§ **Set task**:
Copy out all lines that hold "this".

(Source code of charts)
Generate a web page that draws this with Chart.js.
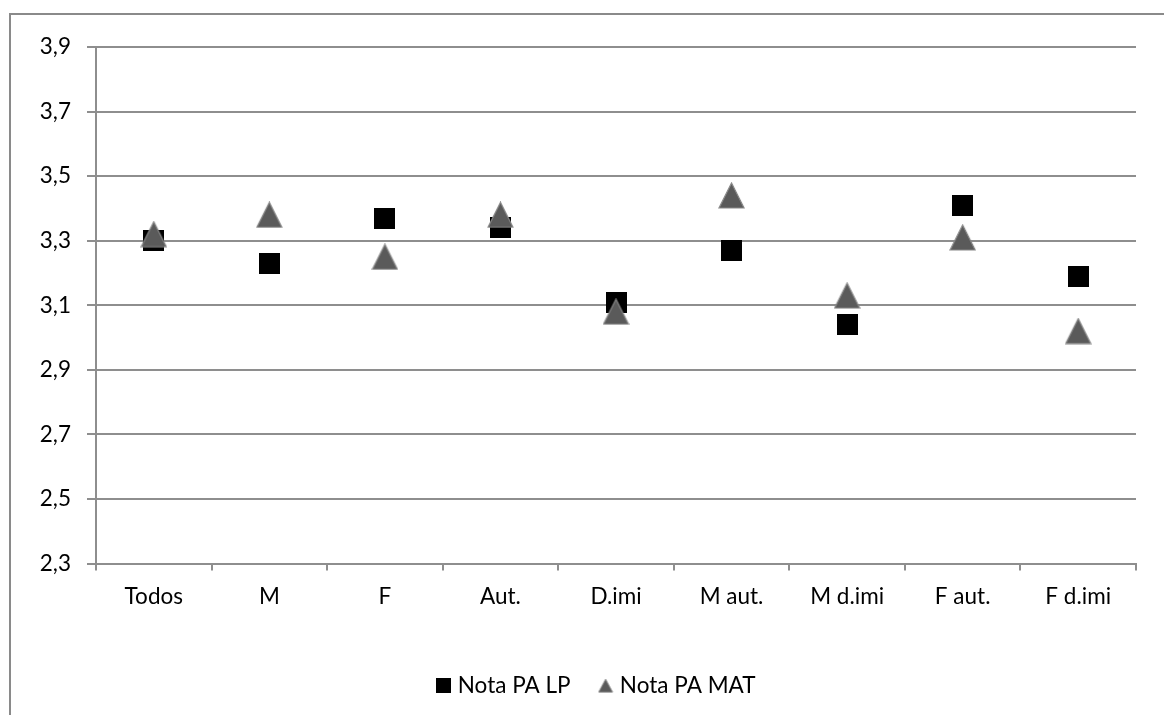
<!DOCTYPE html>
<html>
<head>
<meta charset="utf-8">
<script src="https://cdn.jsdelivr.net/npm/chart.js@4/dist/chart.umd.min.js"></script>
<style>
  html, body { margin: 0; padding: 0; background: #fff; }
  #wrap { width: 1164px; height: 715px; position: relative; }
</style>
</head>
<body>
<div id="wrap"><canvas id="c"></canvas></div>
<script>
// Data
const categories = ['Todos', 'M', 'F', 'Aut.', 'D.imi', 'M aut.', 'M d.imi', 'F aut.', 'F d.imi'];
const notaLP  = [3.30, 3.23, 3.37, 3.34, 3.11, 3.27, 3.04, 3.41, 3.19];
const notaMAT = [3.32, 3.38, 3.25, 3.38, 3.08, 3.44, 3.13, 3.31, 3.02];
const seriesNames = ['Nota PA LP', 'Nota PA MAT'];
const yMin = 2.3, yMax = 3.9, yStep = 0.2;

const FONT = 'Lato';
const FONT_SIZE = 22.5;
const GRID = '#8e8e8e';

// Marker images
function squareMarker(size, color) {
  const c = document.createElement('canvas');
  c.width = size; c.height = size;
  const g = c.getContext('2d');
  g.fillStyle = color;
  g.fillRect(0, 0, size, size);
  return c;
}
function triangleMarker(w, h, fill, stroke, lw) {
  const c = document.createElement('canvas');
  c.width = w + 2; c.height = h + 2;
  const g = c.getContext('2d');
  g.beginPath();
  g.moveTo((w + 2) / 2, 1);
  g.lineTo(w + 1, h + 1);
  g.lineTo(1, h + 1);
  g.closePath();
  g.fillStyle = fill;
  g.fill();
  g.strokeStyle = stroke;
  g.lineWidth = lw;
  g.stroke();
  return c;
}
const squarePt = squareMarker(21, '#000000');
const trianglePt = triangleMarker(25, 25, '#5a5a5a', '#878787', 1.2);
const squareLeg = squareMarker(15, '#000000');
const triangleLeg = triangleMarker(14, 13, '#5a5a5a', '#878787', 1);

// Frame around the chart, and the legend centred under the plot rather than the canvas
const framePlugin = {
  id: 'frame',
  afterLayout(chart) {
    if (chart.legend) {
      chart.legend.left += 30;
      chart.legend.right += 30;
    }
  },
  beforeDraw(chart) {
    const ctx = chart.ctx;
    ctx.save();
    ctx.fillStyle = '#ffffff';
    ctx.fillRect(0, 0, chart.width, chart.height);
    ctx.strokeStyle = '#8a8a8a';
    ctx.lineWidth = 2;
    ctx.beginPath();
    ctx.moveTo(10, chart.height);
    ctx.lineTo(10, 14);
    ctx.lineTo(chart.width, 14);
    ctx.stroke();
    ctx.restore();
  }
};

new Chart(document.getElementById('c'), {
  type: 'line',
  data: {
    labels: categories,
    datasets: [
      {
        label: seriesNames[0],
        data: notaLP,
        order: 1,            // drawn underneath the triangles
        showLine: false,
        pointStyle: squarePt,
        pointRadius: 10,
        backgroundColor: '#000',
        borderColor: '#000'
      },
      {
        label: seriesNames[1],
        data: notaMAT,
        order: 0,
        showLine: false,
        pointStyle: trianglePt,
        pointRadius: 12,
        backgroundColor: '#5a5a5a',
        borderColor: '#878787'
      }
    ]
  },
  options: {
    responsive: true,
    maintainAspectRatio: false,
    animation: false,
    events: [],
    layout: { padding: { top: 47, left: 0, right: 28, bottom: 8 } },
    scales: {
      x: {
        type: 'category',
        offset: true,
        afterFit(axis) { axis.height = 79; },
        grid: {
          offset: true,
          drawOnChartArea: false,
          drawTicks: true,
          tickLength: 7,
          color: GRID,
          lineWidth: 2
        },
        border: { display: true, color: GRID, width: 2 },
        ticks: {
          color: '#000',
          padding: 13,
          maxRotation: 0,
          autoSkip: false,
          font: { family: FONT, size: FONT_SIZE }
        }
      },
      y: {
        min: yMin,
        max: yMax,
        afterFit(axis) { axis.width = 96; },
        grid: {
          color: GRID,
          lineWidth: 2,
          drawTicks: true,
          tickLength: 9
        },
        border: { display: true, color: GRID, width: 2 },
        ticks: {
          stepSize: yStep,
          color: '#000',
          padding: 16,
          font: { family: FONT, size: FONT_SIZE },
          callback: (v) => Number(v).toFixed(1).replace('.', ',')
        }
      }
    },
    plugins: {
      tooltip: { enabled: false },
      legend: {
        position: 'bottom',
        labels: {
          usePointStyle: true,
          boxWidth: 6,
          padding: 32,
          color: '#000',
          font: { family: FONT, size: FONT_SIZE },
          generateLabels(chart) {
            const items = Chart.defaults.plugins.legend.labels.generateLabels(chart)
              .sort((a, b) => a.datasetIndex - b.datasetIndex);
            items[0].pointStyle = squareLeg;
            items[1].pointStyle = triangleLeg;
            return items;
          }
        }
      }
    }
  },
  plugins: [framePlugin]
});
</script>
</body>
</html>
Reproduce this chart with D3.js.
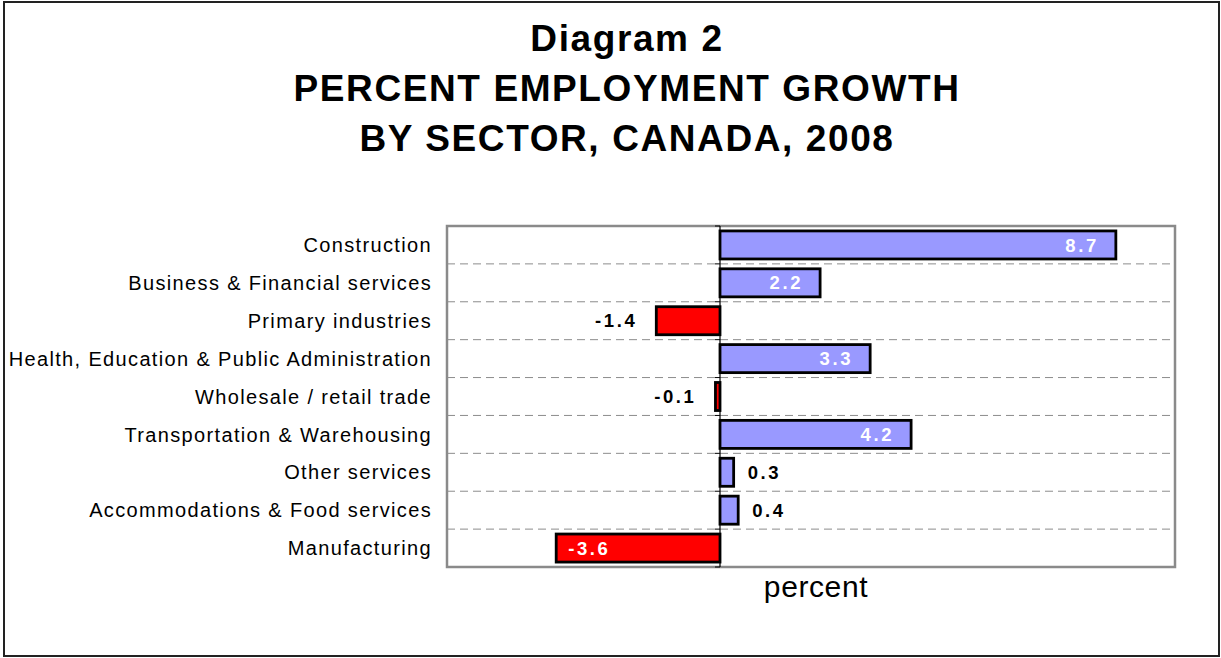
<!DOCTYPE html>
<html>
<head>
<meta charset="utf-8">
<script src="https://cdn.jsdelivr.net/npm/d3@7"></script>
<style>
  body { margin: 0; background: #fff; }
  text { font-family: "Liberation Sans", Arial, sans-serif; }
</style>
</head>
<body>
<svg id="chart" width="1221" height="658"></svg>
<script>
// data
var sectors = ["Construction", "Business & Financial services", "Primary industries",
  "Health, Education & Public Administration", "Wholesale / retail trade",
  "Transportation & Warehousing", "Other services", "Accommodations & Food services",
  "Manufacturing"];
var growth = [8.7, 2.2, -1.4, 3.3, -0.1, 4.2, 0.3, 0.4, -3.6];
var titleLines = ["Diagram 2", "PERCENT EMPLOYMENT GROWTH", "BY SECTOR, CANADA, 2008"];
var xDomain = [-6, 10];

var svg = d3.select("#chart");
var W = 1221, H = 658;
var plot = {left: 447, right: 1175, top: 226, bottom: 567};

// outer frame
svg.append("rect")
   .attr("x", 4).attr("y", 2).attr("width", W - 6).attr("height", H - 4)
   .attr("fill", "#fff").attr("stroke", "#222").attr("stroke-width", 2);

// title
svg.append("g").selectAll("text")
   .data(titleLines).enter().append("text")
   .attr("x", 627)
   .attr("y", function(d, i) { return 51 + i * 50; })
   .attr("text-anchor", "middle")
   .attr("font-size", 37).attr("font-weight", "bold")
   .attr("letter-spacing", 1.6)
   .text(function(d) { return d; });

var x = d3.scaleLinear().domain(xDomain).range([plot.left, plot.right]);
var y = d3.scaleBand().domain(sectors).range([plot.top, plot.bottom])
          .paddingInner(0.26).paddingOuter(0.13);

// plot frame
svg.append("rect")
   .attr("x", plot.left).attr("y", plot.top)
   .attr("width", plot.right - plot.left).attr("height", plot.bottom - plot.top)
   .attr("fill", "#fff").attr("stroke", "#8a8a8a").attr("stroke-width", 2.5);

// dashed gridlines between categories
var step = y.step();
var bounds = sectors.slice(1).map(function(d) { return y(d) - y.paddingInner() * step / 2; });
svg.append("g").selectAll("line")
   .data(bounds).enter().append("line")
   .attr("x1", plot.left).attr("x2", plot.right)
   .attr("y1", function(d) { return d; }).attr("y2", function(d) { return d; })
   .attr("stroke", "#8c8c8c").attr("stroke-width", 1)
   .attr("stroke-dasharray", "8,5");

// bars
svg.append("g").selectAll("rect")
   .data(growth).enter().append("rect")
   .attr("x", function(d) { return x(Math.min(0, d)); })
   .attr("y", function(d, i) { return y(sectors[i]); })
   .attr("width", function(d) { return Math.abs(x(d) - x(0)); })
   .attr("height", y.bandwidth())
   .attr("fill", function(d) { return d < 0 ? "#ff0000" : "#9999ff"; })
   .attr("stroke", "#000").attr("stroke-width", 2.8);

// zero axis with small ticks
var zeroAxis = d3.axisLeft(y).tickSize(0).tickFormat("");
svg.append("g").attr("transform", "translate(" + x(0) + ",0)")
   .call(zeroAxis)
   .call(function(g) { g.select(".domain").attr("stroke", "#000").attr("stroke-width", 1.2)
                        .attr("d", "M0," + plot.top + "V" + plot.bottom); });
svg.append("g").selectAll("line")
   .data(bounds.concat([plot.top, plot.bottom])).enter().append("line")
   .attr("x1", x(0) - 5).attr("x2", x(0))
   .attr("y1", function(d) { return d; }).attr("y2", function(d) { return d; })
   .attr("stroke", "#000").attr("stroke-width", 1);

// category labels
svg.append("g").selectAll("text")
   .data(sectors).enter().append("text")
   .attr("x", 432)
   .attr("y", function(d) { return y(d) + y.bandwidth() / 2; })
   .attr("dy", "0.36em")
   .attr("text-anchor", "end")
   .attr("font-size", 20)
   .attr("letter-spacing", 1.35)
   .text(function(d) { return d; });

// value labels
svg.append("g").selectAll("text")
   .data(growth).enter().append("text")
   .attr("y", function(d, i) { return y(sectors[i]) + y.bandwidth() / 2; })
   .attr("dy", "0.36em")
   .attr("font-size", 18.5).attr("font-weight", "bold")
   .attr("letter-spacing", 2.6)
   .each(function(d) {
     var t = d3.select(this);
     var inside = Math.abs(d) >= 2;
     t.attr("fill", inside ? "#fff" : "#000");
     if (d >= 0) {
       if (inside) t.attr("x", x(d) - 17).attr("text-anchor", "end");
       else t.attr("x", x(d) + 14).attr("text-anchor", "start");
     } else {
       if (inside) t.attr("x", x(d) + 12).attr("text-anchor", "start");
       else t.attr("x", x(d) - 19).attr("text-anchor", "end");
     }
   })
   .text(function(d) { return d.toFixed(1); });

// x axis title
svg.append("text")
   .attr("x", (plot.left + plot.right) / 2 + 5)
   .attr("y", 597)
   .attr("text-anchor", "middle")
   .attr("font-size", 30)
   .attr("letter-spacing", 0.6)
   .text("percent");
</script>
</body>
</html>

§ **Task answer**:
Generate a web page that draws this with Chart.js.
Reproduce this chart with D3.js.
     var t = d3.select(this);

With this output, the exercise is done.